La pièce est conçue comme un documentaire avec un décor neutre, un grand mur contre lequel sont alignées des chaises, une table avec un micro, studio de radio ou de télévision, ou micro-trottoir dans une rue. Les témoins racontent ce qu’ils ont vécu car, après la mort de l’animal, les médias se sont emparés de l’histoire. Ce sont des marginaux comme ce couple de SDF qui exploite la tigresse, des personnes modestes comme ce vieillard solitaire qui lui viendra en aide. Mais il y a aussi ce riche bourgeois qui fait acte de violence envers elle et tant d’autres, du touriste qui la photographie à l’infirmier qui la soigne jusqu’aux animaux du zoo qui lui reprocheront de payer les conséquences de son choix, la liberté.
Sofia Jupither a choisi de faire jouer ses comédiens d’une manière distanciée, sans émotion, et d'utiliser une arme redoutable, l'humour. Car la situation est absurde si l’on imagine tous ces gens parlant à une tigresse mais ce qui est dit est d’une violence extrême si l’on a conscience que les mots s’adressent à un être humain. La pièce explore les réactions de peur face à l’altérité, la haine de l’autre, le mépris du riche envers le pauvre, le rejet, la violence qui va jusqu’à la mise à mort.  Une violence qui culmine sur les cris de ceux qui regrettent jusqu’à la dictature et réclament un nouveau Ceausescu!
Les comédiens sont excellents. J’ai aimé, entre autres, le trio du corbeau, du moineau et du pigeon. Le spectateur rit beaucoup tout en étant pénétré par la signification de la fable! La pièce est un appel à la réflexion, à la compréhension de l’autre.
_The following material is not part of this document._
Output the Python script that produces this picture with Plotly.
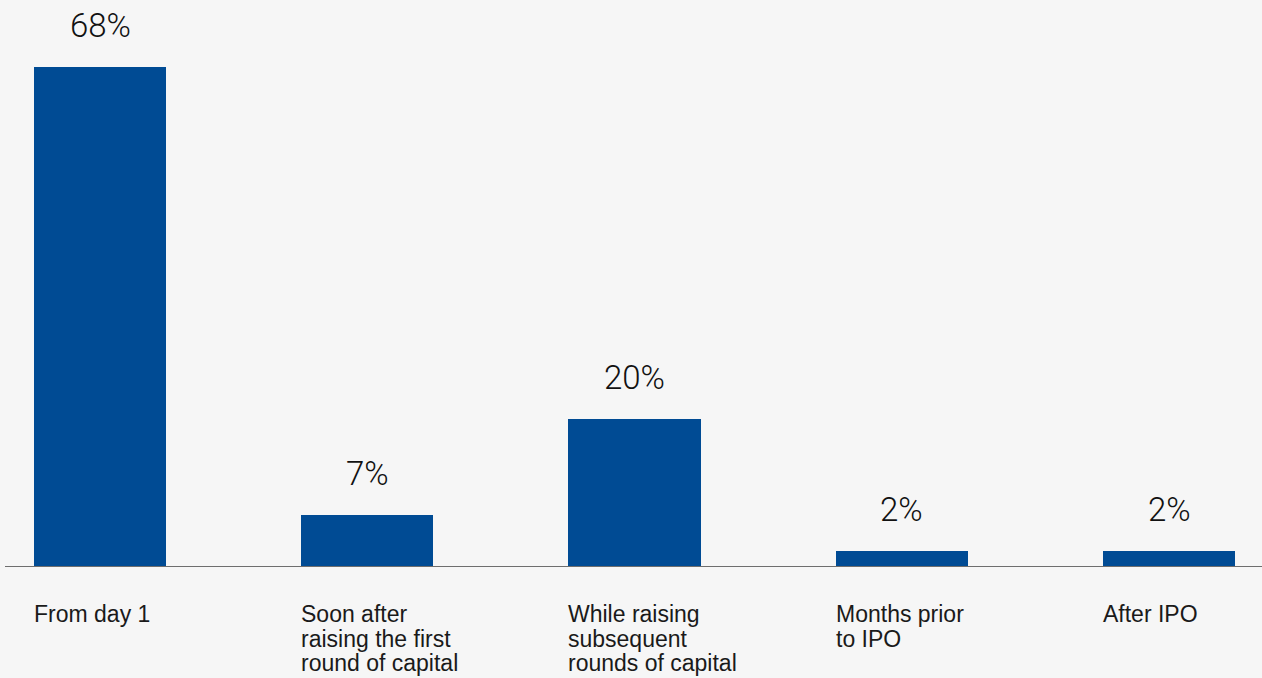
import plotly.graph_objects as go

categories = ["From day 1", "Soon after raising the first round of capital",
              "While raising subsequent rounds of capital", "Months prior to IPO", "After IPO"]
label_lines = [
    ["From day 1"],
    ["Soon after", "raising the first", "round of capital"],
    ["While raising", "subsequent", "rounds of capital"],
    ["Months prior", "to IPO"],
    ["After IPO"],
]
values = [68, 7, 20, 2, 2]
value_labels = ["68%", "7%", "20%", "2%", "2%"]

BAR_COLOR = "#004b94"
BG = "#f6f6f6"
BAR_W = 0.494
xs = list(range(len(categories)))

fig = go.Figure()
fig.add_trace(go.Bar(x=xs, y=values, width=BAR_W, marker=dict(color=BAR_COLOR, line=dict(width=0)),
                     hoverinfo="skip"))

ann = []
for i, (v, t) in enumerate(zip(values, value_labels)):
    ann.append(dict(x=i, y=v, xref="x", yref="y", text=t, showarrow=False,
                    xanchor="center", yanchor="bottom", yshift=20,
                    font=dict(family="Roboto, Liberation Sans, sans-serif", size=33, color="#111111", weight=300)))
for i, lines in enumerate(label_lines):
    for j, line in enumerate(lines):
        ann.append(dict(x=i - BAR_W / 2, y=0, xref="x", yref="y", text=line, showarrow=False,
                        xanchor="left", yanchor="top", yshift=-33 - 24.5 * j, xshift=-2,
                        font=dict(family="Liberation Sans, Arial, sans-serif", size=23, color="#1a1a1a")))

fig.update_layout(
    width=1262, height=678,
    margin=dict(l=5, r=0, t=0, b=112),
    paper_bgcolor=BG, plot_bgcolor=BG,
    showlegend=False,
    bargap=0,
    xaxis=dict(range=[(5 - 100) / 267.25, (1262 - 100) / 267.25], showgrid=False, zeroline=False,
               showticklabels=False, ticks="", showline=True, linecolor="#6e6e6e", linewidth=1),
    yaxis=dict(range=[0, 77.17], showgrid=False, zeroline=False, showticklabels=False, ticks="",
               showline=False),
    annotations=ann,
)
fig.write_html("out.html", config={"displayModeBar": False},
               post_script="document.body.style.margin='0';document.body.style.overflow='hidden';document.body.style.background='%s';" % BG)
C’est une sonnette d’alarme qui nous dit qu’il ne faut pas céder à la haine sous peine de sombrer dans le chaos.
Olivier Py a voulu que le théâtre soit une arme cette année et il l’est : Les Damnés, Tristesses dont je n’ai pas encore parlé ici et maintenant Tigern sont des questionnements forts sur ce que nous sommes en train de vivre en Europe!